Letter: Writer registers strong opposition to M’Chigeeng liquor store proposal

There is a long history of alcohol being used as a tool of colonization

EDITOR’S NOTE: The following is an open letter to those in decision-making positions at the Liquor Control Board of Ontario (LCBO).

To whom it may concern,

Further to your survey seeking community input about introducing liquor services to M’Chigeeng through LCBO, as an elder in this community whose family has always been here, I am writing to register my strong opposition to this.

There is a long history of alcohol being used as a tool of colonization in M’Chigeeng which I call upon in opposing the idea of bringing LCBO to our community:

1) Since early relations, non-Natives have used alcohol to take advantage of us in many ways including taking our land.

2) Alcohol was used by non-Natives to judge and control us. For instance, the government prohibited our use of it and then said if we wanted to use it, we would have to give up our Nativeness and become Canadians; we would have to enfranchise.

3) The RCMP, with the authority to police our use of alcohol, entered our homes at will, destroying what little furniture we had while searching for alcohol.

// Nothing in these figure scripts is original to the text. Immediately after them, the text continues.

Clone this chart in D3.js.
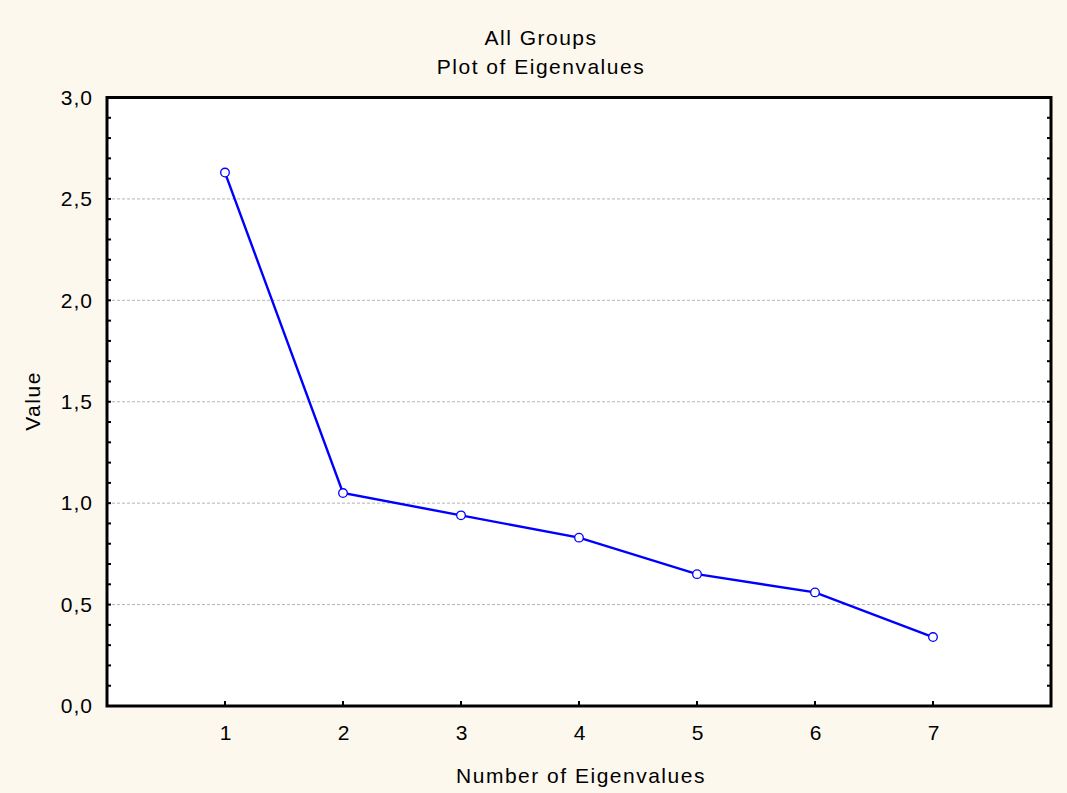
<!DOCTYPE html>
<html>
<head>
<meta charset="utf-8">
<script src="https://cdn.jsdelivr.net/npm/d3@7"></script>
<style>
  html, body { margin: 0; padding: 0; background: #fdf8ee; }
  svg { display: block; font-family: "Liberation Sans", Arial, sans-serif; }
</style>
</head>
<body>
<svg id="chart" width="1067" height="793"></svg>
<script>
// Eigenvalues of the discriminant / factor solution
const components = [1, 2, 3, 4, 5, 6, 7];
const eigenvalues = [2.63, 1.05, 0.94, 0.83, 0.65, 0.56, 0.34];
const yTickValues = [0, 0.5, 1.0, 1.5, 2.0, 2.5, 3.0];
const titleLines = ["All Groups", "Plot of Eigenvalues"];
const xTitle = "Number of Eigenvalues";
const yTitle = "Value";

const W = 1067, H = 793;
const box = { left: 107, top: 97.5, right: 1051, bottom: 706 };
const FS = 21, LS = 1.5;

const svg = d3.select("#chart");
svg.append("rect").attr("width", W).attr("height", H).attr("fill", "#fdf8ee");

const x = d3.scaleLinear().domain([0, 8]).range([box.left, box.right]);
const y = d3.scaleLinear().domain([0, 3]).range([box.bottom, box.top]);
const fmt = d => d3.format(".1f")(d).replace(".", ",");

// plot area
svg.append("rect")
  .attr("x", box.left).attr("y", box.top)
  .attr("width", box.right - box.left).attr("height", box.bottom - box.top)
  .attr("fill", "#ffffff");

// horizontal grid lines
svg.append("g").selectAll("line")
  .data(yTickValues.filter(v => v > 0 && v < 3))
  .join("line")
  .attr("x1", box.left).attr("x2", box.right)
  .attr("y1", d => y(d)).attr("y2", d => y(d))
  .attr("stroke", "#b4b4b4").attr("stroke-width", 1)
  .attr("stroke-dasharray", "3,2");

// left axis: labels + inward ticks (minor every 0.1)
const minor = d3.range(0, 31).map(i => i / 10);
const leftAxis = d3.axisLeft(y).tickValues(yTickValues).tickFormat(fmt).tickSize(0).tickPadding(14);
const gl = svg.append("g").attr("transform", `translate(${box.left},0)`).call(leftAxis);
gl.select(".domain").remove();
gl.selectAll("text").attr("font-size", FS).attr("fill", "#000")
  .attr("letter-spacing", 1)
  .attr("font-family", "Liberation Sans, Arial, sans-serif");

const tickG = svg.append("g").attr("stroke", "#000").attr("stroke-width", 2);
tickG.selectAll("line.l").data(minor).join("line").attr("class", "l")
  .attr("x1", box.left).attr("x2", box.left + 4)
  .attr("y1", d => y(d)).attr("y2", d => y(d));
tickG.selectAll("line.r").data(minor).join("line").attr("class", "r")
  .attr("x1", box.right).attr("x2", box.right - 4)
  .attr("y1", d => y(d)).attr("y2", d => y(d));

// bottom axis: labels + inward ticks
const bottomAxis = d3.axisBottom(x).tickValues(components).tickFormat(d3.format("d")).tickSize(0).tickPadding(19);
const gb = svg.append("g").attr("transform", `translate(0,${box.bottom})`).call(bottomAxis);
gb.select(".domain").remove();
gb.selectAll("text").attr("font-size", FS).attr("fill", "#000")
  .attr("font-family", "Liberation Sans, Arial, sans-serif");
tickG.selectAll("line.b").data(components).join("line").attr("class", "b")
  .attr("x1", d => x(d)).attr("x2", d => x(d))
  .attr("y1", box.bottom).attr("y2", box.bottom - 5);

// frame
svg.append("rect")
  .attr("x", box.left).attr("y", box.top)
  .attr("width", box.right - box.left).attr("height", box.bottom - box.top)
  .attr("fill", "none").attr("stroke", "#000").attr("stroke-width", 3);

// eigenvalue line and markers
const pts = components.map((c, i) => [c, eigenvalues[i]]);
svg.append("path")
  .datum(pts)
  .attr("fill", "none").attr("stroke", "#0000ff").attr("stroke-width", 2.4)
  .attr("d", d3.line().x(d => x(d[0])).y(d => y(d[1])));
svg.append("g").selectAll("circle").data(pts).join("circle")
  .attr("cx", d => x(d[0])).attr("cy", d => y(d[1])).attr("r", 4.3)
  .attr("fill", "#ffffff").attr("stroke", "#0000ff").attr("stroke-width", 1.3);

// titles
svg.append("g").selectAll("text").data(titleLines).join("text")
  .attr("x", 541)
  .attr("y", (d, i) => 45 + i * 29)
  .attr("text-anchor", "middle").attr("font-size", FS).attr("letter-spacing", LS).attr("fill", "#000")
  .text(d => d);

svg.append("text")
  .attr("x", 581).attr("y", 783)
  .attr("text-anchor", "middle").attr("font-size", FS).attr("letter-spacing", LS).attr("fill", "#000")
  .text(xTitle);

svg.append("text")
  .attr("transform", `translate(40,401) rotate(-90)`)
  .attr("text-anchor", "middle").attr("font-size", FS).attr("letter-spacing", LS).attr("fill", "#000")
  .text(yTitle);
</script>
</body>
</html>
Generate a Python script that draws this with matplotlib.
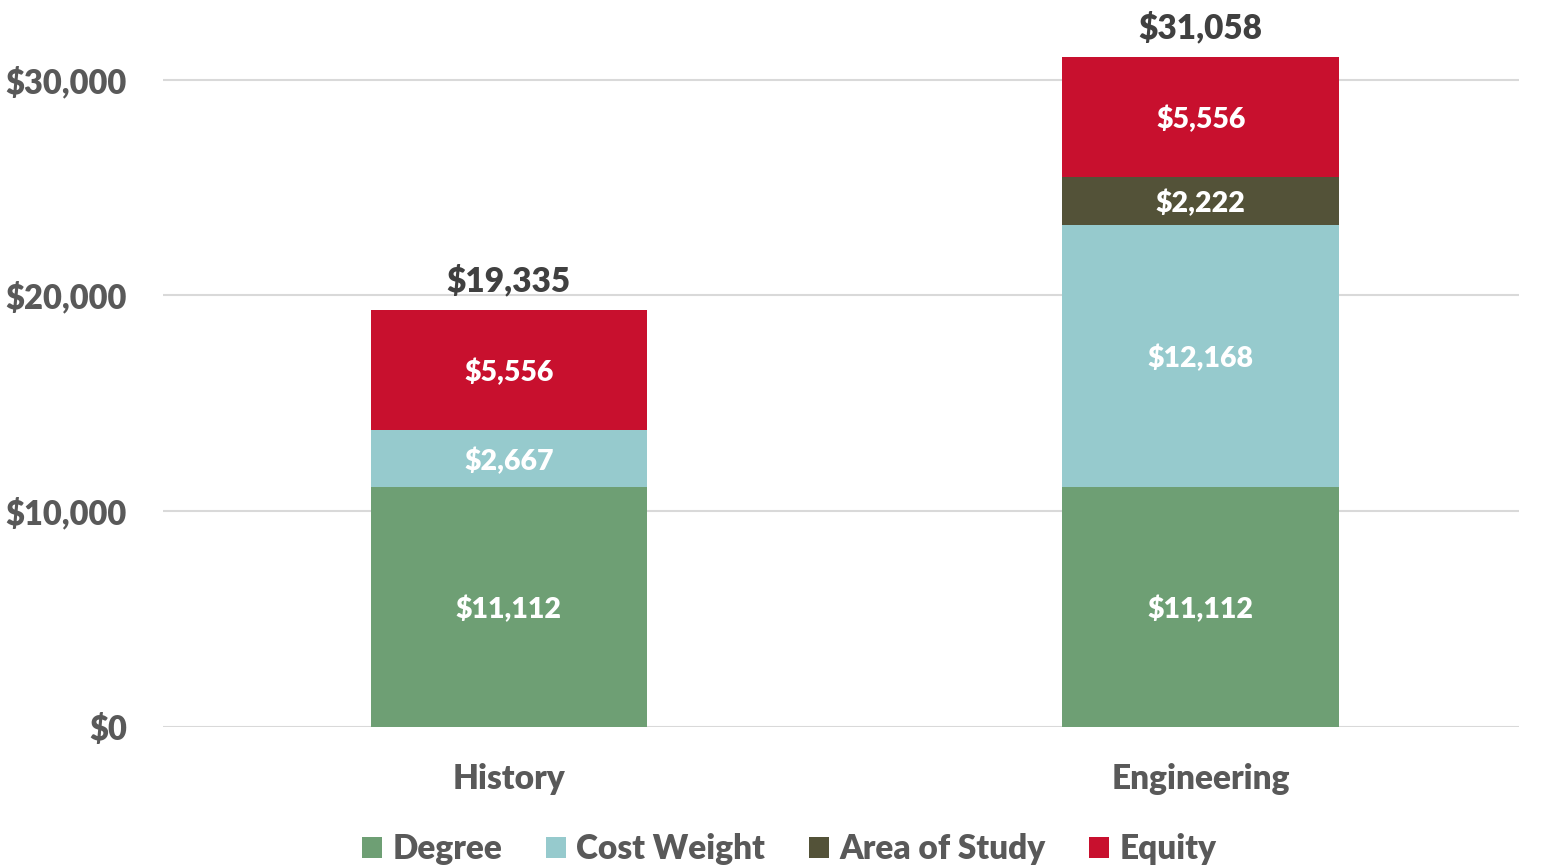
import matplotlib.pyplot as plt
import numpy as np

plt.rcParams['font.family'] = ['Lato', 'DejaVu Sans']

categories = ["History", "Engineering"]
series_names = ["Degree", "Cost Weight", "Area of Study", "Equity"]
degree = [11112, 11112]
cost_weight = [2667, 12168]
area_of_study = [0, 2222]
equity = [5556, 5556]
colors = ["#6E9F74", "#96CACD", "#535238", "#C8102E"]

series = [degree, cost_weight, area_of_study, equity]

fig = plt.figure(figsize=(15.49, 8.65), dpi=100)
ax = fig.add_axes([0.1052, 0.1595, 0.8754, 0.8232])

x = np.arange(len(categories))
bottom = np.zeros(len(categories))
for name, vals, col in zip(series_names, series, colors):
    vals = np.array(vals, dtype=float)
    ax.bar(x, vals, 0.40, bottom=bottom, color=col, label=name, zorder=2)
    for xi, v, b in zip(x, vals, bottom):
        if v > 0:
            ax.text(xi, b + v / 2, f"${v:,.0f}", ha="center", va="center_baseline",
                    color="white", fontsize=20.5, fontweight="heavy", zorder=3)
    bottom += vals

for xi, t in zip(x, bottom):
    ax.text(xi, t + 600, f"${t:,.0f}", ha="center", va="bottom",
            color="#404040", fontsize=24, fontweight="heavy")

ax.set_xlim(-0.5, 1.46)
ax.set_ylim(0, 33000)
ax.set_yticks([0, 10000, 20000, 30000])
ax.set_yticklabels([f"${v:,.0f}" for v in [0, 10000, 20000, 30000]])
ax.set_xticks(x)
ax.set_xticklabels(categories)
ax.grid(axis="y", color="#D9D9D9", linewidth=1.5, zorder=0)
for s in ax.spines.values():
    s.set_visible(False)
ax.tick_params(length=0, colors="#595959")
ax.tick_params(axis="x", labelsize=24, pad=26)
ax.tick_params(axis="y", labelsize=23.5, pad=26)
for lab in ax.get_xticklabels() + ax.get_yticklabels():
    lab.set_fontweight("heavy")

leg = fig.legend(loc="lower center", bbox_to_anchor=(0.5095, -0.035), ncol=4,
                 frameon=False, fontsize=24, handlelength=0.6, handleheight=0.6,
                 handletextpad=0.3, columnspacing=1.32)
for t in leg.get_texts():
    t.set_color("#595959")
    t.set_fontweight("heavy")

fig.savefig("out.png", dpi=100)
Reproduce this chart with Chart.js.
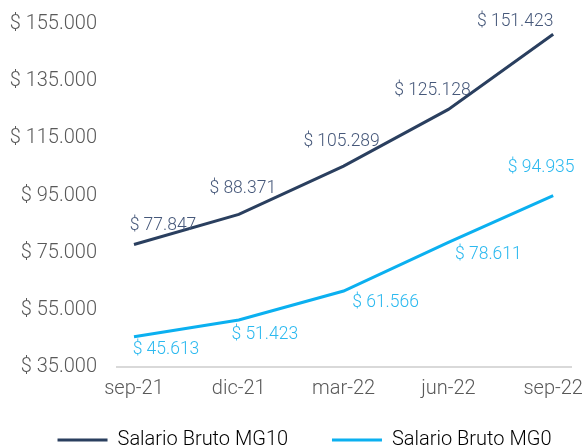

Whereas before they brought it to us to take advantage of us and then later, they used it to control us, enter our homes and try to assimilate us, now they want to bring it into our community again. Why?

Further, the impacts of alcohol and other substances in our community are profound. It has brought many forms of violence. It has caused addictions. It creates more risk for our youth. M’Chigeeng does not have the adequate resources as it is to provide treatment for those suffering from addictions or violence or to build effective prevention. Why would we allow a liquor service to be brought right into the heart of our community when there is so much suffering brought by alcohol already?

Liquor services in our community will not improve our lives. It will take money out of our people’s pockets and put it into LCBO’s. Also, there are services, such as banking services, that would be better for us. Since alcohol has been used in different ways in history against us, we have to ask, why is this service being offered to us? Why now? Who really benefits from having an LCBO service in the grocery store? And what will the costs of those benefits be to our people? 

Those who use alcohol recreationally and responsibly can continue to get it as they always have; doing so will not bring harm to then. I am speaking about ensuring we make decisions that keep us strong. Bringing LCBO into our community will not do this.